Power supply sag can introduce compression, which is a non-linearity, producing odd harmonics and IM ghost notes.

Guitars with a rich harmonic structure (acoustic, hollow and semi-hollow body electrics, etc.) may have little need for a musical distortion contribution from an amplifier, while a solid-body guitar is usually in a bit more need of assistance. Single note lead lines can tolerate more distortion than chords, which might turn to mud with the same treatment.

So how do we avoid the complication of harmonics in our tube amps?

1. A well regulated power supply with silicon diode rectifiers.
2. A preamp comprised of triodes with un-bypassed cathode resistors for linear operation, operated at a point that avoids saturation or cutoff.
3. A balanced, linear phase inverter.
4. A push-pull output stage linearized with un-bypassed cathode resistors or negative feedback from the output to some point earlier in the amp.
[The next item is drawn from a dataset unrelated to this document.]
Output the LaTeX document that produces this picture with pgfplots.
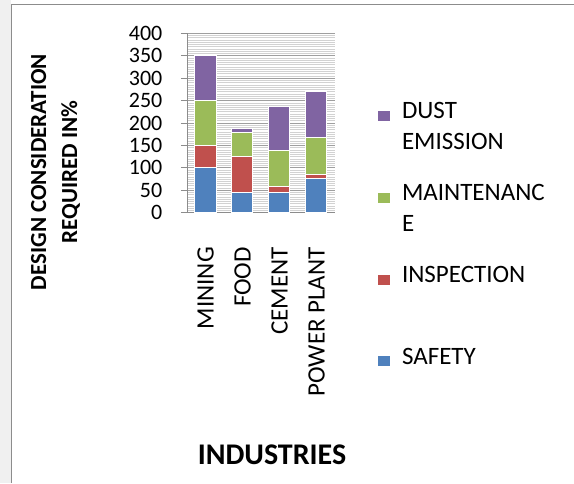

This can still sound very nice, by the way.

And how do we generate harmonics?

1. Power supply sag (tends more toward compression, which generates harmonics and ghost notes if you get carried away with it).
2. Bypassed cathodes on the preamp tubes. fixed bias or bypassed cathode bias on the output tubes.
3. A more creative phase inverter.
4. A single-ended output stage.
5. Reduction or elimination of negative feedback from the output.
6. Overdriving most any of the tubes into saturation or cutoff.

All these things can also sound great.